▸ **Dataset content**:

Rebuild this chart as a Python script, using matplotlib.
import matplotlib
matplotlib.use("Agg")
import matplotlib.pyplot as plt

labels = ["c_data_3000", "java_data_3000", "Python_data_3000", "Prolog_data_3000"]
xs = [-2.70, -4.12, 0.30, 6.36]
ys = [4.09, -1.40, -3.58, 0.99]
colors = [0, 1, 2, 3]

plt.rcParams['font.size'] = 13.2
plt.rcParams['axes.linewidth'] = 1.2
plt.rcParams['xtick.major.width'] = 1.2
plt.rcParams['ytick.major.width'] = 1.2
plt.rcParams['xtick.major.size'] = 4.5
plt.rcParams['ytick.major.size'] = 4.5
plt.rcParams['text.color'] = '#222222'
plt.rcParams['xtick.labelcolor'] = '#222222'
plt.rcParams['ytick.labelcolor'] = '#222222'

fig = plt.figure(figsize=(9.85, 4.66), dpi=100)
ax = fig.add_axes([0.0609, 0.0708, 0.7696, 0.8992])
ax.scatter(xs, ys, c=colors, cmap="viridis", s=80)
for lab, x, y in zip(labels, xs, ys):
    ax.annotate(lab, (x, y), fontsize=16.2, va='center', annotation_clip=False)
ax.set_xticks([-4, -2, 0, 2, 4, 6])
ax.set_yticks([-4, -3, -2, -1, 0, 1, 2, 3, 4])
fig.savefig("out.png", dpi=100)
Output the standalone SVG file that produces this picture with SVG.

▸ **Task to carry out**: Of the lines in the records, determine how many contain the word "matplotlib", and report that number alone.

▸ **Response to the exercise**: 4